The following article by Ruy Teixeira, author of The Optimistic Leftist and other works of political analysis, is cross-posted from his blog:

At the Netroots Nation conference in New Orleans, there was an ostentatious lack of interest in anything remotely resembling an actual swing voter. Alexandria Ocasio-Cortez: “Our swing voter is not red to blue; it’s nonvoter to voter”. In other words, it’s all mobilization not persuasion, according to her and others at the conference.

That may be unwise. Henry Olsen offers some hard data from the Voter Study Group surveys (full disclosure: I was involved in the collection of these data and sit on the editorial board of the group) on the potential salience of good old-fashioned swing voters in the coming election. Olsen may overstate his case a bit but attention must be paid to the data he presents.

“Most strategists and analysts say this November’s midterms will be determined by turnout. According to this view, whichever party more fully energizes its partisans will come out on top. New data, though, shows this common wisdom has it exactly backward. It’s the voters who sit between the two parties, not the party bases, who will choose which party wins…

“Romney-Clinton” voters are generally the sort of highly educated, affluent, more moderate voters who disapprove of Donald Trump. The most recent Voter Survey shows Mr. Trump had less than a 20 percent job approval rating among them; nearly 70 percent of these formerly Republican voters disapprove of his job performance. And they are taking this dislike with them to the voting booth. Forty-three percent say they will vote for Democrats this fall; only about 20 percent intend to back Republicans.

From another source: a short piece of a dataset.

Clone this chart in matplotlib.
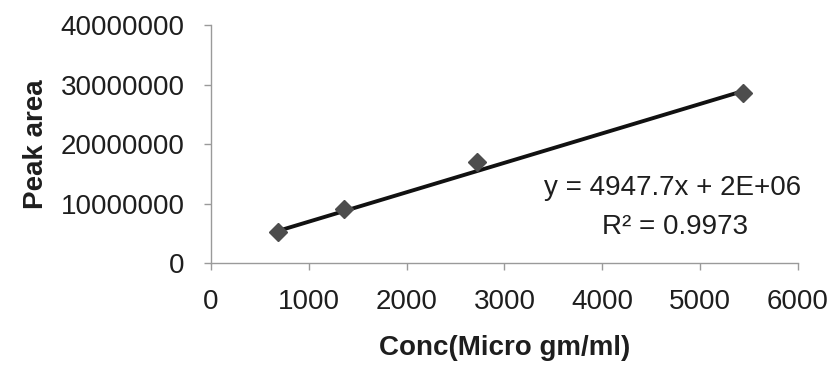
import matplotlib.pyplot as plt
import numpy as np

# Calibration data: concentration vs peak area
conc = [680, 1360, 2720, 5440]
peak_area = [5.26e6, 9.02e6, 16.9e6, 28.6e6]

# Linear trendline reported for the calibration
slope = 4947.7
intercept = 2e6
r_squared = 0.9973

x_ticks = [0, 1000, 2000, 3000, 4000, 5000, 6000]
y_ticks = [0, 10000000, 20000000, 30000000, 40000000]

plt.rcParams['font.family'] = ['Liberation Sans', 'DejaVu Sans']
text_color = '#1e1e1e'
axis_color = '#9a9a9a'
fs = 20

fig = plt.figure(figsize=(8.32, 3.69), dpi=100)
ax = fig.add_axes([0.2536, 0.2873, 0.959 - 0.2536, 0.932 - 0.2873])

x_fit = np.array([min(conc), max(conc)])
ax.plot(x_fit, slope * x_fit + intercept, color='#111111', linewidth=2.8, zorder=2)
ax.plot(conc, peak_area, linestyle='none', marker='D', markersize=9.5,
        color='#4d4d4d', zorder=3)

ax.set_xlim(0, 6000)
ax.set_ylim(0, 40000000)
ax.set_xticks(x_ticks)
ax.set_yticks(y_ticks)
ax.set_xticklabels([str(t) for t in x_ticks])
ax.set_yticklabels([str(t) for t in y_ticks])

for side in ['top', 'right']:
    ax.spines[side].set_visible(False)
for side in ['left', 'bottom']:
    ax.spines[side].set_color(axis_color)
    ax.spines[side].set_linewidth(1.0)
ax.tick_params(axis='both', colors=axis_color, labelcolor=text_color,
               labelsize=fs, length=5, width=1.0, direction='out')
ax.tick_params(axis='x', pad=14)
ax.tick_params(axis='y', pad=14)

ax.set_xlabel('Conc(Micro gm/ml)', fontsize=fs, fontweight='bold',
              color=text_color, labelpad=14)
ax.set_ylabel('Peak area', fontsize=fs, fontweight='bold',
              color=text_color, labelpad=8)

ax.text(0.786, 0.315, f'y = {slope}x + 2E+06', transform=ax.transAxes,
        ha='center', va='center', fontsize=fs, color=text_color)
ax.text(0.79, 0.15, f'R² = {r_squared}', transform=ax.transAxes,
        ha='center', va='center', fontsize=fs, color=text_color)

fig.savefig('out.png', dpi=100)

These voters are very important for the battle for the House. Democrats need to pick up 24 House seats to get a majority, and Republicans hold 25 seats in areas that Hillary Clinton carried. Mitt Romney won the districts of 13 of those seats in 2012, and his margin of defeat was smaller than Mr. Trump’s in another nine. Democrats simply cannot retake the House unless they get a lot of these voters to stick with them when Mr. Trump isn’t personally on the ballot.

“Obama-Trump” voters are the people you’ve heard a lot about recently: largely white, less educated and middle or working class. By and large the latest Voter Survey shows that they still like Trump: 76 percent approve of his performance. But like Romney-Clinton voters, they aren’t yet completely sold on their new party’s congressional candidates. While 41 percent say they will vote Republican in the fall, 44 percent say they are either unsure whom they will back or plan to vote for a third-party candidate. That’s a lot of Trump backers who haven’t yet made the leap to the G.O.P.”

This suggests that airy dismissals of the importance of swing voters border on political malpractice.The objective is to win and win big and for that swing voters are essential. The Democrats’ motto should be: No voter left behind!